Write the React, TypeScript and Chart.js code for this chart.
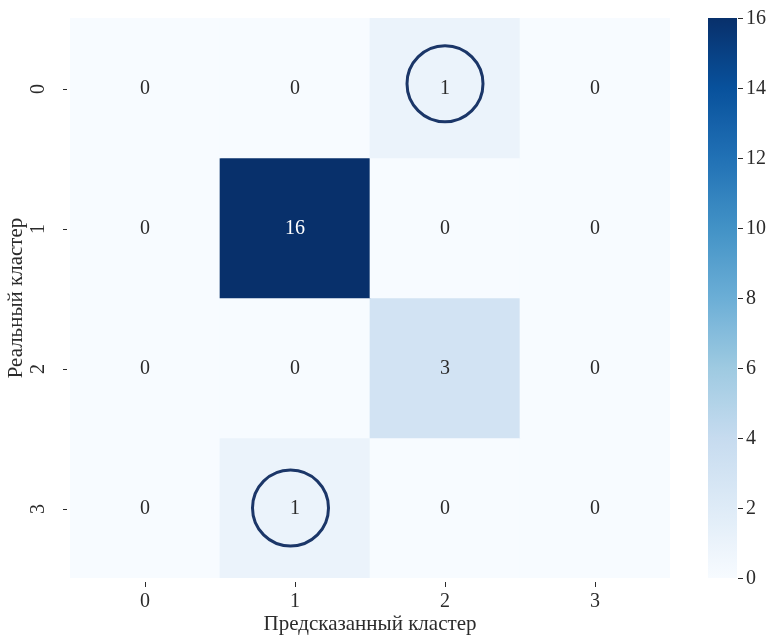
import React, { useEffect, useRef } from "react";
import { Chart, registerables } from "chart.js";

Chart.register(...registerables);

const predictedLabels = ["0", "1", "2", "3"];
const actualLabels = ["0", "1", "2", "3"];
// rows = actual cluster, columns = predicted cluster
const row0 = [0, 0, 1, 0];
const row1 = [0, 16, 0, 0];
const row2 = [0, 0, 3, 0];
const row3 = [0, 1, 0, 0];
const matrix = [row0, row1, row2, row3];
const colorbarTicks = [0, 2, 4, 6, 8, 10, 12, 14, 16];
const vmax = 16;
// highlighted cells: [column, row] with slight offsets as in the original
const circleCells = [
  { x: 2, y: -0.03 },
  { x: 0.97, y: 3 },
];

const xTitle = "Предсказанный кластер";
const yTitle = "Реальный кластер";

const BLUES = [
  "#f7fbff", "#deebf7", "#c6dbef", "#9ecae1", "#6baed6",
  "#4292c6", "#2171b5", "#08519c", "#08306b",
];

function hexToRgb(h: string) {
  const n = parseInt(h.slice(1), 16);
  return [(n >> 16) & 255, (n >> 8) & 255, n & 255];
}
function blues(t: number) {
  t = Math.max(0, Math.min(1, t));
  const p = t * (BLUES.length - 1);
  const i = Math.min(BLUES.length - 2, Math.floor(p));
  const f = p - i;
  const a = hexToRgb(BLUES[i]);
  const b = hexToRgb(BLUES[i + 1]);
  const c = a.map((v, k) => Math.round(v + (b[k] - v) * f));
  return `rgb(${c[0]},${c[1]},${c[2]})`;
}

const FONT = "'Liberation Serif', 'Times New Roman', serif";
const TEXT = "#2b2b2b";

export default function App() {
  const ref = useRef<HTMLCanvasElement | null>(null);

  useEffect(() => {
    if (!ref.current) return;
    const datasets = matrix.map((row, r) => ({
      label: "row " + r,
      data: row.map(() => [r, r + 1]),
      backgroundColor: row.map((v) => blues(v / vmax)),
      borderWidth: 0,
      barPercentage: 1,
      categoryPercentage: 1,
      grouped: false,
      xAxisID: "x",
      yAxisID: "y",
    }));

    const overlay = {
      id: "overlay",
      afterDatasetsDraw(chart: any) {
        const ctx = chart.ctx;
        const xs = chart.scales.x;
        const ys = chart.scales.y;
        const cb = chart.scales.cb;
        const area = chart.chartArea;
        ctx.save();
        // values
        ctx.font = `20px ${FONT}`;
        ctx.textAlign = "center";
        ctx.textBaseline = "middle";
        matrix.forEach((row, r) => {
          row.forEach((v, c) => {
            const px = xs.getPixelForValue(c);
            const py = ys.getPixelForValue(r + 0.5) + 1;
            ctx.fillStyle = v / vmax > 0.5 ? "#ffffff" : TEXT;
            ctx.fillText(String(v), px, py);
          });
        });
        // circles
        ctx.strokeStyle = "#1b3668";
        ctx.lineWidth = 3;
        circleCells.forEach((p) => {
          const px = xs.getPixelForValue(p.x);
          const py = ys.getPixelForValue(p.y + 0.5);
          ctx.beginPath();
          ctx.arc(px, py, 38, 0, Math.PI * 2);
          ctx.stroke();
        });
        // y tick labels rotated + tick marks
        ctx.fillStyle = TEXT;
        ctx.strokeStyle = TEXT;
        ctx.lineWidth = 1;
        actualLabels.forEach((lab, r) => {
          const py = ys.getPixelForValue(r + 0.5) + 1;
          ctx.beginPath();
          ctx.moveTo(area.left - 7, Math.round(py) + 0.5);
          ctx.lineTo(area.left - 3, Math.round(py) + 0.5);
          ctx.stroke();
          ctx.save();
          ctx.translate(area.left - 31, py);
          ctx.rotate(-Math.PI / 2);
          ctx.fillText(lab, 0, 0);
          ctx.restore();
        });
        // x tick marks
        predictedLabels.forEach((lab, c) => {
          const px = Math.round(xs.getPixelForValue(c)) + 0.5;
          ctx.beginPath();
          ctx.moveTo(px, area.bottom + 4);
          ctx.lineTo(px, area.bottom + 9);
          ctx.stroke();
        });
        // y title
        ctx.save();
        ctx.font = `21px ${FONT}`;
        ctx.translate(16, (area.top + area.bottom) / 2);
        ctx.rotate(-Math.PI / 2);
        ctx.fillText(yTitle, 0, 0);
        ctx.restore();
        // colorbar
        const cbL = 708;
        const cbW = 29;
        const top = cb.getPixelForValue(vmax);
        const bot = cb.getPixelForValue(0);
        const g = ctx.createLinearGradient(0, bot, 0, top);
        for (let i = 0; i <= 32; i++) g.addColorStop(i / 32, blues(i / 32));
        ctx.fillStyle = g;
        ctx.fillRect(cbL, top, cbW, bot - top);
        ctx.fillStyle = TEXT;
        ctx.textAlign = "left";
        ctx.font = `20px ${FONT}`;
        colorbarTicks.forEach((t) => {
          const py = Math.round(cb.getPixelForValue(t)) + 0.5;
          ctx.beginPath();
          ctx.moveTo(cbL + cbW + 1, py);
          ctx.lineTo(cbL + cbW + 6, py);
          ctx.stroke();
          ctx.fillText(String(t), cbL + cbW + 9, py);
        });
        ctx.restore();
      },
    };

    const chart = new Chart(ref.current, {
      type: "bar",
      data: { labels: predictedLabels, datasets: datasets as any },
      options: {
        animation: false,
        responsive: false,
        layout: { padding: { top: 18, left: 0, right: 0, bottom: 0 } },
        plugins: { legend: { display: false }, tooltip: { enabled: false } },
        scales: {
          x: {
            type: "category",
            grid: { display: false, drawTicks: false },
            border: { display: false },
            ticks: { color: TEXT, font: { family: FONT, size: 20 }, padding: 12 },
            title: {
              display: true,
              text: xTitle,
              color: TEXT,
              font: { family: FONT, size: 21 },
              padding: { top: 1, bottom: 0 },
            },
            afterFit: (s: any) => { s.height = 59; },
          },
          y: {
            type: "linear",
            min: 0,
            max: 4,
            reverse: true,
            grid: { display: false },
            border: { display: false },
            ticks: { display: false },
            afterFit: (s: any) => { s.width = 70; },
          },
          cb: {
            type: "linear",
            position: "right",
            min: 0,
            max: vmax,
            grid: { display: false },
            border: { display: false },
            ticks: { display: false },
            afterFit: (s: any) => { s.width = 101; },
          },
        },
      },
      plugins: [overlay],
    });
    return () => chart.destroy();
  }, []);

  return (
    <div style={{ position: "fixed", left: 0, top: 0, width: 771, height: 637, background: "#fff" }}>
      <canvas ref={ref} width={771} height={637} style={{ width: 771, height: 637 }} />
    </div>
  );
}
++++++
=== Brief ===
The data should be printed again unchanged; leave its pictures out.

=== Result for this exercise ===
Write the React, TypeScript and Chart.js code for this chart.
import React, { useEffect, useRef } from "react";
import { Chart, registerables } from "chart.js";

Chart.register(...registerables);

const predictedLabels = ["0", "1", "2", "3"];
const actualLabels = ["0", "1", "2", "3"];
// rows = actual cluster, columns = predicted cluster
const row0 = [0, 0, 1, 0];
const row1 = [0, 16, 0, 0];
const row2 = [0, 0, 3, 0];
const row3 = [0, 1, 0, 0];
const matrix = [row0, row1, row2, row3];
const colorbarTicks = [0, 2, 4, 6, 8, 10, 12, 14, 16];
const vmax = 16;
// highlighted cells: [column, row] with slight offsets as in the original
const circleCells = [
  { x: 2, y: -0.03 },
  { x: 0.97, y: 3 },
];

const xTitle = "Предсказанный кластер";
const yTitle = "Реальный кластер";

const BLUES = [
  "#f7fbff", "#deebf7", "#c6dbef", "#9ecae1", "#6baed6",
  "#4292c6", "#2171b5", "#08519c", "#08306b",
];

function hexToRgb(h: string) {
  const n = parseInt(h.slice(1), 16);
  return [(n >> 16) & 255, (n >> 8) & 255, n & 255];
}
function blues(t: number) {
  t = Math.max(0, Math.min(1, t));
  const p = t * (BLUES.length - 1);
  const i = Math.min(BLUES.length - 2, Math.floor(p));
  const f = p - i;
  const a = hexToRgb(BLUES[i]);
  const b = hexToRgb(BLUES[i + 1]);
  const c = a.map((v, k) => Math.round(v + (b[k] - v) * f));
  return `rgb(${c[0]},${c[1]},${c[2]})`;
}

const FONT = "'Liberation Serif', 'Times New Roman', serif";
const TEXT = "#2b2b2b";

export default function App() {
  const ref = useRef<HTMLCanvasElement | null>(null);

  useEffect(() => {
    if (!ref.current) return;
    const datasets = matrix.map((row, r) => ({
      label: "row " + r,
      data: row.map(() => [r, r + 1]),
      backgroundColor: row.map((v) => blues(v / vmax)),
      borderWidth: 0,
      barPercentage: 1,
      categoryPercentage: 1,
      grouped: false,
      xAxisID: "x",
      yAxisID: "y",
    }));

    const overlay = {
      id: "overlay",
      afterDatasetsDraw(chart: any) {
        const ctx = chart.ctx;
        const xs = chart.scales.x;
        const ys = chart.scales.y;
        const cb = chart.scales.cb;
        const area = chart.chartArea;
        ctx.save();
        // values
        ctx.font = `20px ${FONT}`;
        ctx.textAlign = "center";
        ctx.textBaseline = "middle";
        matrix.forEach((row, r) => {
          row.forEach((v, c) => {
            const px = xs.getPixelForValue(c);
            const py = ys.getPixelForValue(r + 0.5) + 1;
            ctx.fillStyle = v / vmax > 0.5 ? "#ffffff" : TEXT;
            ctx.fillText(String(v), px, py);
          });
        });
        // circles
        ctx.strokeStyle = "#1b3668";
        ctx.lineWidth = 3;
        circleCells.forEach((p) => {
          const px = xs.getPixelForValue(p.x);
          const py = ys.getPixelForValue(p.y + 0.5);
          ctx.beginPath();
          ctx.arc(px, py, 38, 0, Math.PI * 2);
          ctx.stroke();
        });
        // y tick labels rotated + tick marks
        ctx.fillStyle = TEXT;
        ctx.strokeStyle = TEXT;
        ctx.lineWidth = 1;
        actualLabels.forEach((lab, r) => {
          const py = ys.getPixelForValue(r + 0.5) + 1;
          ctx.beginPath();
          ctx.moveTo(area.left - 7, Math.round(py) + 0.5);
          ctx.lineTo(area.left - 3, Math.round(py) + 0.5);
          ctx.stroke();
          ctx.save();
          ctx.translate(area.left - 31, py);
          ctx.rotate(-Math.PI / 2);
          ctx.fillText(lab, 0, 0);
          ctx.restore();
        });
        // x tick marks
        predictedLabels.forEach((lab, c) => {
          const px = Math.round(xs.getPixelForValue(c)) + 0.5;
          ctx.beginPath();
          ctx.moveTo(px, area.bottom + 4);
          ctx.lineTo(px, area.bottom + 9);
          ctx.stroke();
        });
        // y title
        ctx.save();
        ctx.font = `21px ${FONT}`;
        ctx.translate(16, (area.top + area.bottom) / 2);
        ctx.rotate(-Math.PI / 2);
        ctx.fillText(yTitle, 0, 0);
        ctx.restore();
        // colorbar
        const cbL = 708;
        const cbW = 29;
        const top = cb.getPixelForValue(vmax);
        const bot = cb.getPixelForValue(0);
        const g = ctx.createLinearGradient(0, bot, 0, top);
        for (let i = 0; i <= 32; i++) g.addColorStop(i / 32, blues(i / 32));
        ctx.fillStyle = g;
        ctx.fillRect(cbL, top, cbW, bot - top);
        ctx.fillStyle = TEXT;
        ctx.textAlign = "left";
        ctx.font = `20px ${FONT}`;
        colorbarTicks.forEach((t) => {
          const py = Math.round(cb.getPixelForValue(t)) + 0.5;
          ctx.beginPath();
          ctx.moveTo(cbL + cbW + 1, py);
          ctx.lineTo(cbL + cbW + 6, py);
          ctx.stroke();
          ctx.fillText(String(t), cbL + cbW + 9, py);
        });
        ctx.restore();
      },
    };

    const chart = new Chart(ref.current, {
      type: "bar",
      data: { labels: predictedLabels, datasets: datasets as any },
      options: {
        animation: false,
        responsive: false,
        layout: { padding: { top: 18, left: 0, right: 0, bottom: 0 } },
        plugins: { legend: { display: false }, tooltip: { enabled: false } },
        scales: {
          x: {
            type: "category",
            grid: { display: false, drawTicks: false },
            border: { display: false },
            ticks: { color: TEXT, font: { family: FONT, size: 20 }, padding: 12 },
            title: {
              display: true,
              text: xTitle,
              color: TEXT,
              font: { family: FONT, size: 21 },
              padding: { top: 1, bottom: 0 },
            },
            afterFit: (s: any) => { s.height = 59; },
          },
          y: {
            type: "linear",
            min: 0,
            max: 4,
            reverse: true,
            grid: { display: false },
            border: { display: false },
            ticks: { display: false },
            afterFit: (s: any) => { s.width = 70; },
          },
          cb: {
            type: "linear",
            position: "right",
            min: 0,
            max: vmax,
            grid: { display: false },
            border: { display: false },
            ticks: { display: false },
            afterFit: (s: any) => { s.width = 101; },
          },
        },
      },
      plugins: [overlay],
    });
    return () => chart.destroy();
  }, []);

  return (
    <div style={{ position: "fixed", left: 0, top: 0, width: 771, height: 637, background: "#fff" }}>
      <canvas ref={ref} width={771} height={637} style={{ width: 771, height: 637 }} />
    </div>
  );
}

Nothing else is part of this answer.